The seed funding from the Government via the BDUK fund which totals some £530m is at risk of being withdrawn for the areas Essex, East Riding and Black Country projects if the BDUK and Jeremy Hunt decide to hold the projects to the deadline. The summary of the update from BDUK follows:
- Essex, East Riding and Black Country projects are continuing to work on their plans and we have written to the authorities urging them to complete the work as soon as possible
- Greater Manchester, Birmingham and Newcastle are expected to deliver broadband to rural areas as part of their Super-Connected City projects but still need to submit a Local Broadband Plan
- Portsmouth, Southampton and Telford & Wrekin were involved in joint projects but have since withdrawn
- We have given Telford & Wrekin until the end of May to re-join the Shropshire project or their funding will be withdrawn.
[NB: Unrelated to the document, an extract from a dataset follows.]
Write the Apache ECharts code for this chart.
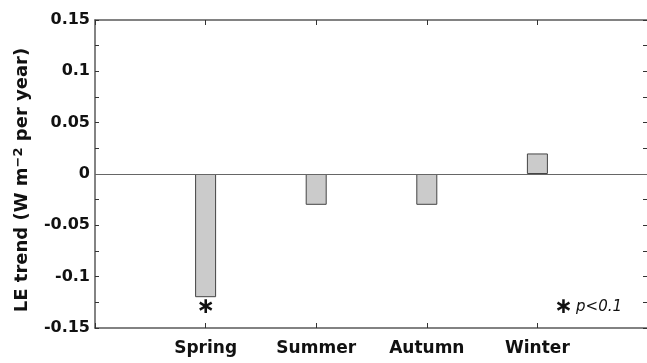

- Portsmouth and Southampton are eligible for the second round of Super-Connected City funding but any application will be dependent on them having or being part of approved plans for taking broadband to rural areasDCMS BDUK Update Press Release
With some areas now withdrawing from the project, this may result in other councils starting to question whether to continue their projects, particularly as they are required to put so much of their own money into the projects. The BDUK funding was never going to buy the UK a full fibre roll-out, but fragmentation and areas dropping out will increase the chances of the UK not meeting its target of best broadband in Europe by 2015.
If the Government allows councils to walk away from the BDUK project, it reflects on both the council and Government, due to the lack of commitment by all parties to broadband and the potential growth it represents for the economy. As the current plans stand the 2015 goal is more about ensuring a political 'promise' has been met, than actually providing the best possible service for the maximum number of people.